## RECORDS TO USE

--

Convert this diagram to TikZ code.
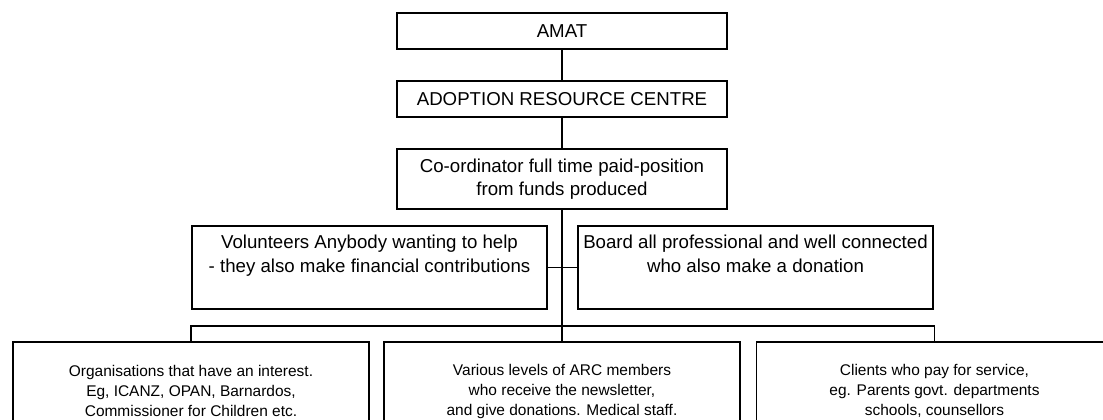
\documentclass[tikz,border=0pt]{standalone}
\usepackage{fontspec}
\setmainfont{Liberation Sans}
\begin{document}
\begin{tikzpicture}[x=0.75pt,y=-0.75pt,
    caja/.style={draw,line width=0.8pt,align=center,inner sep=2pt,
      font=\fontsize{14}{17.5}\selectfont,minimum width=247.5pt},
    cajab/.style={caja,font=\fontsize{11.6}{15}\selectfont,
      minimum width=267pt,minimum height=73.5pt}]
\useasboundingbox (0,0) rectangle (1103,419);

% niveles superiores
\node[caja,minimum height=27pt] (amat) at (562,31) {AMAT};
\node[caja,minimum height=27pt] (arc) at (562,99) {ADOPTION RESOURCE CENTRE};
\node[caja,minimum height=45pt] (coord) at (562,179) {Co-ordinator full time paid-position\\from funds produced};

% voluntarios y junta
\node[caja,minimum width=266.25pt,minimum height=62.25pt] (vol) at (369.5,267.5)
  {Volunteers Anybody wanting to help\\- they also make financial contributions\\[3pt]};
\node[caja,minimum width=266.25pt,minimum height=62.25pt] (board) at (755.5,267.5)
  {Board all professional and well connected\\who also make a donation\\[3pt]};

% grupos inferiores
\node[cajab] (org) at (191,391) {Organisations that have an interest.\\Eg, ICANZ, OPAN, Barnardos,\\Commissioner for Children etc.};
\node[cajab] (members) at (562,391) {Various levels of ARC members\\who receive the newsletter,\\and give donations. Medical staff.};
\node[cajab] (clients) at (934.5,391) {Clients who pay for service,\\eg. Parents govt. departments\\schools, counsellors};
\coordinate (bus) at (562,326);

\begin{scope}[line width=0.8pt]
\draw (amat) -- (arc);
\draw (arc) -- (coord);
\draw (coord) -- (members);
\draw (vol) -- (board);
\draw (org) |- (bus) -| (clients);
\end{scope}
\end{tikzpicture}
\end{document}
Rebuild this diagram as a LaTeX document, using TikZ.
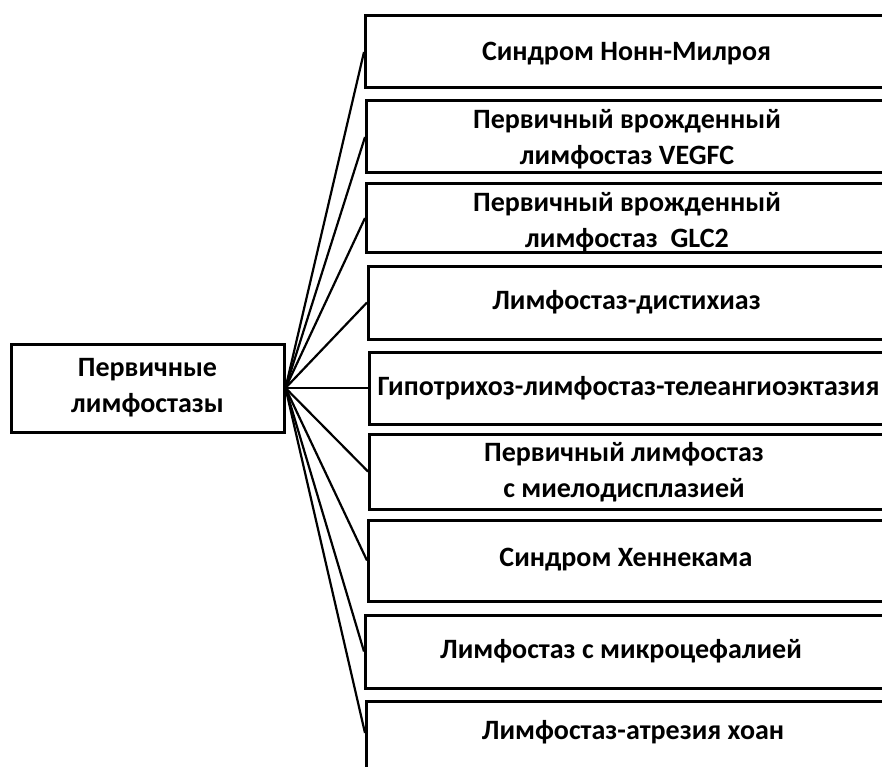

--

## GIVEN PROBLEM
Copy out the listing exactly as it stands, but not the pictures.

## SOLUTION TO THE PROBLEM
Convert this diagram to TikZ code.
\documentclass[tikz,border=0pt]{standalone}
\usepackage{fontspec}
\setmainfont{Liberation Sans}
\begin{document}
\begin{tikzpicture}[x=0.75pt,y=-0.75pt,
    caja/.style={draw,line width=0.8pt,align=center,inner sep=2pt,
      font=\fontsize{14}{17.5}\selectfont,minimum width=247.5pt},
    cajab/.style={caja,font=\fontsize{11.6}{15}\selectfont,
      minimum width=267pt,minimum height=73.5pt}]
\useasboundingbox (0,0) rectangle (1103,419);

% niveles superiores
\node[caja,minimum height=27pt] (amat) at (562,31) {AMAT};
\node[caja,minimum height=27pt] (arc) at (562,99) {ADOPTION RESOURCE CENTRE};
\node[caja,minimum height=45pt] (coord) at (562,179) {Co-ordinator full time paid-position\\from funds produced};

% voluntarios y junta
\node[caja,minimum width=266.25pt,minimum height=62.25pt] (vol) at (369.5,267.5)
  {Volunteers Anybody wanting to help\\- they also make financial contributions\\[3pt]};
\node[caja,minimum width=266.25pt,minimum height=62.25pt] (board) at (755.5,267.5)
  {Board all professional and well connected\\who also make a donation\\[3pt]};

% grupos inferiores
\node[cajab] (org) at (191,391) {Organisations that have an interest.\\Eg, ICANZ, OPAN, Barnardos,\\Commissioner for Children etc.};
\node[cajab] (members) at (562,391) {Various levels of ARC members\\who receive the newsletter,\\and give donations. Medical staff.};
\node[cajab] (clients) at (934.5,391) {Clients who pay for service,\\eg. Parents govt. departments\\schools, counsellors};
\coordinate (bus) at (562,326);

\begin{scope}[line width=0.8pt]
\draw (amat) -- (arc);
\draw (arc) -- (coord);
\draw (coord) -- (members);
\draw (vol) -- (board);
\draw (org) |- (bus) -| (clients);
\end{scope}
\end{tikzpicture}
\end{document}
Rebuild this diagram as a LaTeX document, using TikZ.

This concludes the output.